━━━ Extracted records ━━━

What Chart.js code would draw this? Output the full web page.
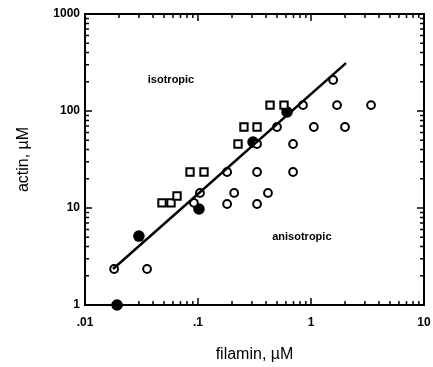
<!DOCTYPE html>
<html lang="en">
<head>
  <meta charset="UTF-8">
  <title>actin vs filamin</title>
  <script src="https://cdn.jsdelivr.net/npm/chart.js"></script>
  <style>
    * { margin: 0; padding: 0; box-sizing: border-box; }
    body { background: #fff; width: 433px; height: 367px; overflow: hidden; }
  </style>
</head>
<body>
  <canvas id="phaseChart" width="433" height="367"></canvas>

  <script>
    // open circles (anisotropic)
    const openX = [0.0181, 0.0354, 0.092, 0.104, 0.181, 0.209, 0.333, 0.416, 0.181, 0.333, 0.694, 0.333, 0.694, 0.50, 1.06, 2.0, 0.849, 1.70, 3.40, 1.57];
    const openY = [2.35, 2.35, 11.3, 14.3, 11.0, 14.3, 11.0, 14.3, 23.5, 23.5, 23.5, 45.7, 45.7, 68.4, 68.4, 68.4, 115, 115, 115, 209];
    // open squares (isotropic)
    const squareX = [0.048, 0.0577, 0.0652, 0.085, 0.113, 0.226, 0.255, 0.333, 0.434, 0.577];
    const squareY = [11.3, 11.3, 13.3, 23.5, 23.5, 45.7, 68.4, 68.4, 115, 115];
    // filled circles (boundary)
    const filledX = [0.0192, 0.030, 0.102, 0.307, 0.614];
    const filledY = [1.0, 5.14, 9.77, 47.9, 97.7];
    // fitted line
    const fitX = [0.0177, 2.04];
    const fitY = [2.35, 312];

    const xTickValues = [0.01, 0.1, 1, 10];
    const xTickLabels = ['.01', '.1', '1', '10'];
    const yTickValues = [1, 10, 100, 1000];
    const yTickLabels = ['1', '10', '100', '1000'];

    const pts = (xs, ys) => xs.map((x, i) => ({ x: x, y: ys[i] }));

    // minor ticks 1..9 inside each decade
    function logTicks(lo, hi) {
      const out = [];
      for (let d = lo; d < hi; d *= 10) {
        for (let m = 1; m < 10; m++) out.push({ v: d * m, major: m === 1 });
      }
      out.push({ v: hi, major: true });
      return out;
    }

    const framePlugin = {
      id: 'frame',
      afterDatasetsDraw(chart) {
        const { ctx, chartArea: a, scales } = chart;
        ctx.save();
        ctx.strokeStyle = '#000';
        ctx.lineWidth = 2;
        ctx.strokeRect(a.left, a.top, a.right - a.left, a.bottom - a.top);
        ctx.lineWidth = 1.5;
        ctx.beginPath();
        logTicks(0.01, 10).forEach(t => {
          const px = scales.x.getPixelForValue(t.v);
          const len = t.major ? 7 : 4;
          ctx.moveTo(px, a.bottom); ctx.lineTo(px, a.bottom - len);
          ctx.moveTo(px, a.top); ctx.lineTo(px, a.top + len);
        });
        logTicks(1, 1000).forEach(t => {
          const py = scales.y.getPixelForValue(t.v);
          const len = t.major ? 7 : 4;
          ctx.moveTo(a.left, py); ctx.lineTo(a.left + len, py);
          ctx.moveTo(a.right, py); ctx.lineTo(a.right - len, py);
        });
        ctx.stroke();

        // region labels
        ctx.fillStyle = '#000';
        ctx.textAlign = 'center';
        ctx.textBaseline = 'middle';
        ctx.font = 'bold 11px "Liberation Sans", Arial, sans-serif';
        ctx.fillText('isotropic', scales.x.getPixelForValue(0.0577), scales.y.getPixelForValue(209));
        ctx.fillText('anisotropic', scales.x.getPixelForValue(0.83), scales.y.getPixelForValue(5.0));

        // axis titles
        ctx.font = '16px "Liberation Sans", Arial, sans-serif';
        ctx.fillText('filamin, \u00b5M', (a.left + a.right) / 2, 355);
        ctx.translate(24, (a.top + a.bottom) / 2);
        ctx.rotate(-Math.PI / 2);
        ctx.fillText('actin, \u00b5M', 0, 0);
        ctx.restore();
      }
    };

    const tickFont = { family: '"Liberation Sans", Arial, sans-serif', size: 12, weight: 'bold' };

    new Chart(document.getElementById('phaseChart'), {
      type: 'scatter',
      data: {
        datasets: [
          {
            label: 'fit',
            data: pts(fitX, fitY),
            showLine: true,
            borderColor: '#000',
            borderWidth: 2.5,
            pointRadius: 0,
            clip: false
          },
          {
            label: 'isotropic',
            data: pts(squareX, squareY),
            pointStyle: 'rect',
            pointRadius: 5.2,
            borderWidth: 2,
            borderColor: '#000',
            backgroundColor: '#fff',
            clip: false
          },
          {
            label: 'anisotropic',
            data: pts(openX, openY),
            pointStyle: 'circle',
            pointRadius: 3.9,
            borderWidth: 2,
            borderColor: '#000',
            backgroundColor: '#fff',
            clip: false
          },
          {
            label: 'boundary',
            data: pts(filledX, filledY),
            pointStyle: 'circle',
            pointRadius: 5.8,
            borderWidth: 0,
            borderColor: '#000',
            backgroundColor: '#000',
            clip: false
          }
        ]
      },
      options: {
        responsive: false,
        animation: false,
        layout: { padding: { top: 14, right: 9, left: 0, bottom: 0 } },
        plugins: { legend: { display: false }, tooltip: { enabled: false } },
        scales: {
          x: {
            type: 'logarithmic',
            min: 0.01,
            max: 10,
            grid: { display: false, drawTicks: false },
            border: { display: false },
            afterBuildTicks: s => { s.ticks = xTickValues.map(v => ({ value: v })); },
            afterFit: s => { s.height = 62; s.paddingLeft = 0; s.paddingRight = 0; },
            ticks: {
              autoSkip: false,
              maxRotation: 0,
              padding: 10,
              color: '#000',
              font: tickFont,
              callback: (v) => xTickLabels[xTickValues.indexOf(v)] ?? ''
            }
          },
          y: {
            type: 'logarithmic',
            min: 1,
            max: 1000,
            grid: { display: false, drawTicks: false },
            border: { display: false },
            afterBuildTicks: s => { s.ticks = yTickValues.map(v => ({ value: v })); },
            afterFit: s => { s.width = 85; s.paddingTop = 0; s.paddingBottom = 0; },
            ticks: {
              autoSkip: false,
              padding: 5,
              color: '#000',
              font: tickFont,
              callback: (v) => yTickLabels[yTickValues.indexOf(v)] ?? ''
            }
          }
        }
      },
      plugins: [framePlugin]
    });
  </script>
</body>
</html>
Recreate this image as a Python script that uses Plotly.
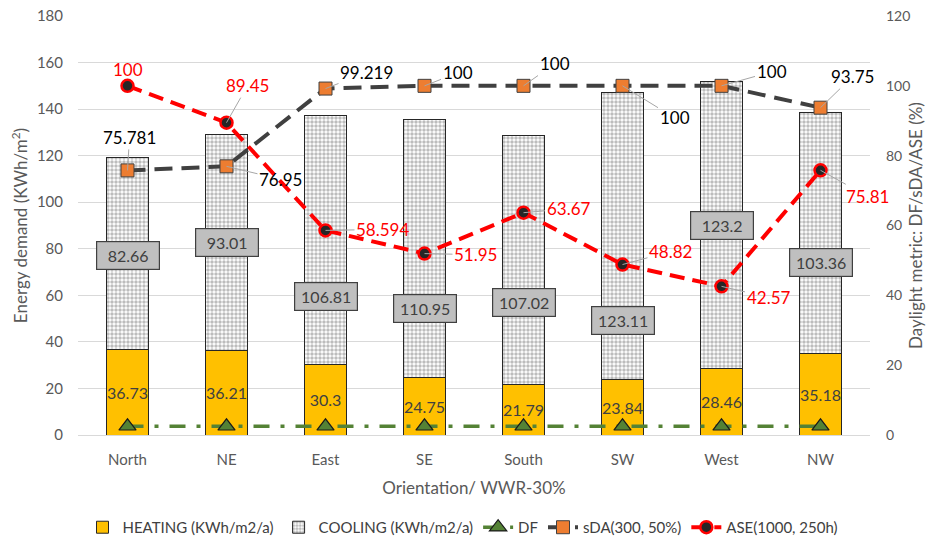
import plotly.graph_objects as go

categories = ["North", "NE", "East", "SE", "South", "SW", "West", "NW"]
heating = [36.73, 36.21, 30.3, 24.75, 21.79, 23.84, 28.46, 35.18]
cooling = [82.66, 93.01, 106.81, 110.95, 107.02, 123.11, 123.2, 103.36]
df_vals = [2.5, 2.5, 2.5, 2.5, 2.5, 2.5, 2.5, 2.5]
sda = [75.781, 76.95, 99.219, 100, 100, 100, 100, 93.75]
ase = [100, 89.45, 58.594, 51.95, 63.67, 48.82, 42.57, 75.81]

# label offsets (pixels) for sDA / ASE leader-line labels
sda_off = [(2, -33), (54, 13), (41, -16), (33, -13), (31, -22), (52, 32), (50, -14), (32, -31)]
ase_off = [(0, -16), (21, -37), (57, -1), (51, 1), (45, -4), (48, -13), (47, 11), (47, 26)]
# vertical pixel shift of the cooling label boxes (manually placed in the original)
cool_shift = [-2, 0, -56, -60, -43, -84, 0, -30]

FONT = "Lato, Carlito, Calibri, sans-serif"
GRAY_TXT = "#595959"

fig = go.Figure()

fig.add_trace(go.Bar(
    x=categories, y=heating, name="HEATING (KWh/m2/a)",
    marker=dict(color="#FFC000", line=dict(color="#262626", width=1)),
    width=0.43,
    text=[f"{v:g}" for v in heating], textposition="inside", textangle=0,
    insidetextanchor="middle", constraintext="none",
    textfont=dict(color="#404040", size=16, family=FONT),
    hoverinfo="skip",
))
fig.add_trace(go.Bar(
    x=categories, y=cooling, name="COOLING (KWh/m2/a)",
    marker=dict(color="white", line=dict(color="#262626", width=1),
                pattern=dict(shape=".", fgcolor="#7a7a7a", bgcolor="white",
                             size=4, solidity=0.6)),
    width=0.43, hoverinfo="skip",
))
fig.add_trace(go.Scatter(
    x=categories, y=df_vals, name="DF", yaxis="y2", mode="lines+markers",
    line=dict(color="#548235", width=3.5, dash="16px,11px,4px,11px"),
    marker=dict(symbol="triangle-up", size=15, color="#548235",
                line=dict(color="#1a1a1a", width=1.2)),
))
fig.add_trace(go.Scatter(
    x=categories, y=sda, name="sDA(300, 50%)", yaxis="y2", mode="lines+markers",
    line=dict(color="#404040", width=4, dash="18px,9px"),
    marker=dict(symbol="square", size=13, color="#ED7D31",
                line=dict(color="#404040", width=1)),
))
fig.add_trace(go.Scatter(
    x=categories, y=ase, name="ASE(1000, 250h)", yaxis="y2", mode="lines+markers",
    line=dict(color="#FF0000", width=4, dash="15px,8px"),
    marker=dict(symbol="circle", size=12, color="#262626",
                line=dict(color="#FF0000", width=2.5)),
))

annotations = []
# cooling labels in gray boxes
for c, h, v, s in zip(categories, heating, cooling, cool_shift):
    annotations.append(dict(
        x=c, y=h + v / 2, xref="x", yref="y", text=f"{v:g}", showarrow=False,
        yshift=s,
        font=dict(color="#404040", size=16, family=FONT),
        bgcolor="#bfbfbf", bordercolor="#404040", borderwidth=1.2, borderpad=4,
        width=54,
    ))
for c, v, (ax, ay) in zip(categories, sda, sda_off):
    annotations.append(dict(
        x=c, y=v, xref="x", yref="y2", text=f"{v:g}", showarrow=True,
        arrowhead=0, arrowwidth=1, arrowcolor="#a6a6a6", ax=ax, ay=ay,
        font=dict(color="#000000", size=17, family=FONT),
    ))
for i, (c, v, (ax, ay)) in enumerate(zip(categories, ase, ase_off)):
    if i == 0:
        annotations.append(dict(
            x=c, y=v, xref="x", yref="y2", text=f"{v:g}", showarrow=False,
            yshift=-ay, font=dict(color="#FF0000", size=17, family=FONT)))
    else:
        annotations.append(dict(
            x=c, y=v, xref="x", yref="y2", text=f"{v:g}", showarrow=True,
            arrowhead=0, arrowwidth=1, arrowcolor="#a6a6a6", ax=ax, ay=ay,
            font=dict(color="#FF0000", size=17, family=FONT),
        ))

fig.update_layout(
    width=926, height=541,
    margin=dict(l=78, r=56, t=16, b=106, autoexpand=False),
    paper_bgcolor="white", plot_bgcolor="white",
    barmode="stack", bargap=0.57,
    font=dict(family=FONT, color=GRAY_TXT, size=15),
    xaxis=dict(
        title=dict(text="Orientation/ WWR-30%", font=dict(size=17, color=GRAY_TXT), standoff=15),
        tickfont=dict(size=15, color=GRAY_TXT), showline=True, linecolor="#d9d9d9",
        ticks="", automargin=False, ticklabelstandoff=11, range=[-0.5, 7.5],
    ),
    yaxis=dict(
        title=dict(text="Energy demand (KWh/m<sup>2</sup>)", font=dict(size=17, color=GRAY_TXT), standoff=4),
        range=[0, 180], dtick=20, gridcolor="#d9d9d9", gridwidth=1,
        zeroline=False, tickfont=dict(size=15, color=GRAY_TXT), automargin=False,
        ticklabelstandoff=14,
    ),
    yaxis2=dict(
        title=dict(text="Daylight metric: DF/sDA/ASE (%)", font=dict(size=17, color=GRAY_TXT), standoff=0),
        range=[0, 120], dtick=20, overlaying="y", side="right", showgrid=False,
        zeroline=False, tickfont=dict(size=14, color=GRAY_TXT), automargin=False,
        ticklabelstandoff=15,
    ),
    legend=dict(orientation="h", xref="container", yref="container",
                x=0.5, xanchor="center", y=0.025, yanchor="middle",
                font=dict(size=15, color="#404040"), traceorder="normal",
                itemwidth=30),
    annotations=annotations,
    showlegend=True,
)

fig.write_html("out.html", config={"displayModeBar": False},
               post_script="document.body.style.margin='0';document.body.style.overflow='hidden';")
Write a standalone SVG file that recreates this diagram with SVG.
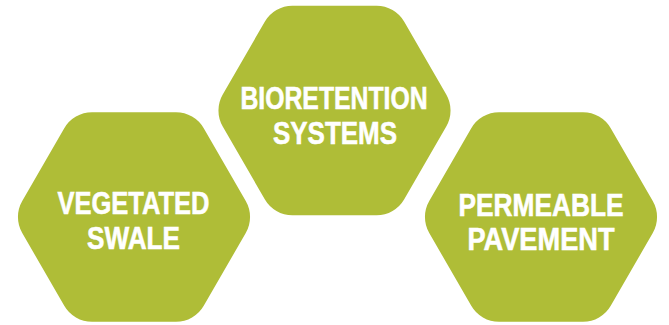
<svg xmlns="http://www.w3.org/2000/svg" width="669" height="325" viewBox="0 0 669 325">
<defs>
<style>
.hex{fill:#afbd37}
.lbl{fill:#ffffff;stroke:#ffffff;stroke-width:0.6;font-family:"Liberation Sans",Arial,sans-serif;font-weight:bold;font-size:32px;text-anchor:middle}
</style>
<path id="hexShape" d="M-42.03,-104.79 L42.03,-104.79 A32,32 0 0 1 69.74,-88.79 L111.76,-16 A32,32 0 0 1 111.76,16 L69.74,88.79 A32,32 0 0 1 42.03,104.79 L-42.03,104.79 A32,32 0 0 1 -69.74,88.79 L-111.76,16 A32,32 0 0 1 -111.76,-16 L-69.74,-88.79 A32,32 0 0 1 -42.03,-104.79 Z"/>
</defs>
<rect width="669" height="325" fill="#ffffff"/>
<g id="connectors"></g>
<g id="vegetated-swale">
<use href="#hexShape" class="hex" transform="translate(134,217)"/>
<text class="lbl" x="133.5" y="214.3" textLength="152" lengthAdjust="spacingAndGlyphs">VEGETATED</text>
<text class="lbl" x="133.5" y="249.3" textLength="93" lengthAdjust="spacingAndGlyphs">SWALE</text>
</g>
<g id="bioretention-systems">
<use href="#hexShape" class="hex" transform="translate(334.5,110.5)"/>
<text class="lbl" x="334" y="109.3" textLength="187" lengthAdjust="spacingAndGlyphs">BIORETENTION</text>
<text class="lbl" x="335" y="143.5" textLength="124" lengthAdjust="spacingAndGlyphs">SYSTEMS</text>
</g>
<g id="permeable-pavement">
<use href="#hexShape" class="hex" transform="translate(541,217)"/>
<text class="lbl" x="541" y="215.5" textLength="165" lengthAdjust="spacingAndGlyphs">PERMEABLE</text>
<text class="lbl" x="541" y="250" textLength="147" lengthAdjust="spacingAndGlyphs">PAVEMENT</text>
</g>
</svg>
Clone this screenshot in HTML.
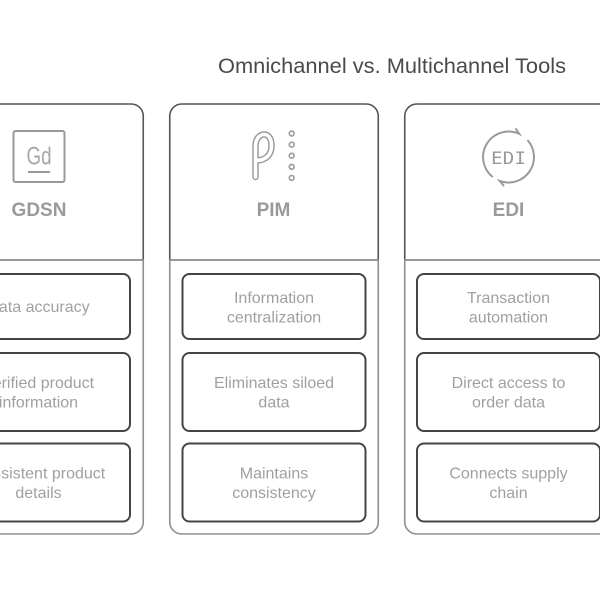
<!DOCTYPE html>
<html>
<head>
<meta charset="utf-8">
<style>
  html,body{margin:0;padding:0;background:#fff;}
  svg{display:block;}
  .t{font-family:"Liberation Sans",Arial,sans-serif;}
</style>
</head>
<body>
<svg width="600" height="600" viewBox="0 0 600 600" xmlns="http://www.w3.org/2000/svg">
  <rect width="600" height="600" fill="#fff"/>

  <!-- Title -->
  <text class="t" x="392" y="73" font-size="21.5" fill="#4a4a4a" text-anchor="middle" textLength="348" lengthAdjust="spacingAndGlyphs">Omnichannel vs. Multichannel Tools</text>

  <!-- Card 1: GDSN (x0=-66) -->
  <g transform="translate(-66,0)">
    <path d="M0.75,260 V116 A12,12 0 0 1 12.75,104 H197.25 A12,12 0 0 1 209.25,116 V260" fill="none" stroke="#555" stroke-width="1.6"/>
    <path d="M0.75,260 V522 A12,12 0 0 0 12.75,534 H197.25 A12,12 0 0 0 209.25,522 V260 Z" fill="none" stroke="#8f8f8f" stroke-width="1.6"/>
    <line x1="0.75" y1="260" x2="209.25" y2="260" stroke="#888" stroke-width="1.6"/>
  </g>
  <!-- Card 2: PIM (x0=169) -->
  <g transform="translate(169,0)">
    <path d="M0.75,260 V116 A12,12 0 0 1 12.75,104 H197.25 A12,12 0 0 1 209.25,116 V260" fill="none" stroke="#555" stroke-width="1.6"/>
    <path d="M0.75,260 V522 A12,12 0 0 0 12.75,534 H197.25 A12,12 0 0 0 209.25,522 V260 Z" fill="none" stroke="#8f8f8f" stroke-width="1.6"/>
    <line x1="0.75" y1="260" x2="209.25" y2="260" stroke="#888" stroke-width="1.6"/>
  </g>
  <!-- Card 3: EDI (x0=404) -->
  <g transform="translate(404,0)">
    <path d="M0.75,260 V116 A12,12 0 0 1 12.75,104 H197.25 A12,12 0 0 1 209.25,116 V260" fill="none" stroke="#555" stroke-width="1.6"/>
    <path d="M0.75,260 V522 A12,12 0 0 0 12.75,534 H197.25 A12,12 0 0 0 209.25,522 V260 Z" fill="none" stroke="#8f8f8f" stroke-width="1.6"/>
    <line x1="0.75" y1="260" x2="209.25" y2="260" stroke="#888" stroke-width="1.6"/>
  </g>

  <!-- Inner boxes -->
  <g fill="#fff" stroke="#454545" stroke-width="2">
    <rect x="-53" y="274" width="183" height="65" rx="7"/>
    <rect x="-53" y="353" width="183" height="78" rx="7"/>
    <rect x="-53" y="443.5" width="183" height="78" rx="7"/>

    <rect x="182.5" y="274" width="183" height="65" rx="7"/>
    <rect x="182.5" y="353" width="183" height="78" rx="7"/>
    <rect x="182.5" y="443.5" width="183" height="78" rx="7"/>

    <rect x="417" y="274" width="183" height="65" rx="7"/>
    <rect x="417" y="353" width="183" height="78" rx="7"/>
    <rect x="417" y="443.5" width="183" height="78" rx="7"/>
  </g>

  <!-- Header labels -->
  <g class="t" font-size="19" font-weight="bold" fill="#9a9a9a" text-anchor="middle">
    <text x="39" y="216">GDSN</text>
    <text x="273.5" y="216">PIM</text>
    <text x="508.5" y="216">EDI</text>
  </g>

  <!-- Box texts -->
  <g class="t" font-size="16" fill="#a0a0a0" text-anchor="middle">
    <text x="38.5" y="312">Data accuracy</text>
    <text x="38.5" y="388">Verified product</text>
    <text x="38.5" y="407.5">information</text>
    <text x="38.5" y="478.5">Consistent product</text>
    <text x="38.5" y="498">details</text>

    <text x="274" y="303">Information</text>
    <text x="274" y="322.5">centralization</text>
    <text x="274" y="388">Eliminates siloed</text>
    <text x="274" y="407.5">data</text>
    <text x="274" y="478.5">Maintains</text>
    <text x="274" y="498">consistency</text>

    <text x="508.5" y="303">Transaction</text>
    <text x="508.5" y="322.5">automation</text>
    <text x="508.5" y="388">Direct access to</text>
    <text x="508.5" y="407.5">order data</text>
    <text x="508.5" y="478.5">Connects supply</text>
    <text x="508.5" y="498">chain</text>
  </g>

  <!-- GDSN icon -->
  <rect x="13.5" y="131" width="51" height="51" rx="2" fill="none" stroke="#999" stroke-width="2"/>
  <text class="t" x="39" y="164.5" font-size="25" fill="#a6a6a6" text-anchor="middle" textLength="25" lengthAdjust="spacingAndGlyphs">Gd</text>
  <line x1="28" y1="172" x2="50" y2="172" stroke="#999" stroke-width="2"/>

  <!-- PIM icon -->
  <path d="M255.5,177 V146 C255.5,139 259.5,134.5 264,134.5 C269,134.5 271.5,139 271.5,146 C271.5,155 265.5,160.5 256,160.5" fill="none" stroke="#9a9a9a" stroke-width="6.5" stroke-linecap="round" stroke-linejoin="round"/>
  <path d="M255.5,177 V146 C255.5,139 259.5,134.5 264,134.5 C269,134.5 271.5,139 271.5,146 C271.5,155 265.5,160.5 256,160.5" fill="none" stroke="#fff" stroke-width="3.6" stroke-linecap="round" stroke-linejoin="round"/>
  <g fill="none" stroke="#999" stroke-width="1.6">
    <circle cx="291.7" cy="133.5" r="2.4"/>
    <circle cx="291.7" cy="144.6" r="2.4"/>
    <circle cx="291.7" cy="155.7" r="2.4"/>
    <circle cx="291.7" cy="166.8" r="2.4"/>
    <circle cx="291.7" cy="177.9" r="2.4"/>
  </g>

  <!-- EDI icon -->
  <g fill="none" stroke="#9a9a9a" stroke-width="2" stroke-linecap="round">
    <path d="M492.1,176.5 A25.5,25.5 0 0 1 519.3,133.9 L516,129.1"/>
    <path d="M528,140.6 A25.5,25.5 0 0 1 499.8,181 L503.5,185.5"/>
  </g>
  <text x="508.5" y="164" font-family="'DejaVu Sans Mono',monospace" font-size="17" fill="#9a9a9a" text-anchor="middle" textLength="35" lengthAdjust="spacingAndGlyphs">EDI</text>
</svg>
</body>
</html>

━━━

Written task =>
Pictures in the material above should be skipped; print exactly the lines from the one with "Clone this screenshot in HTML." through the one with "vs. Multichannel Tools</text>".

Task result =>
Clone this screenshot in HTML.
<!DOCTYPE html>
<html>
<head>
<meta charset="utf-8">
<style>
  html,body{margin:0;padding:0;background:#fff;}
  svg{display:block;}
  .t{font-family:"Liberation Sans",Arial,sans-serif;}
</style>
</head>
<body>
<svg width="600" height="600" viewBox="0 0 600 600" xmlns="http://www.w3.org/2000/svg">
  <rect width="600" height="600" fill="#fff"/>

  <!-- Title -->
  <text class="t" x="392" y="73" font-size="21.5" fill="#4a4a4a" text-anchor="middle" textLength="348" lengthAdjust="spacingAndGlyphs">Omnichannel vs. Multichannel Tools</text>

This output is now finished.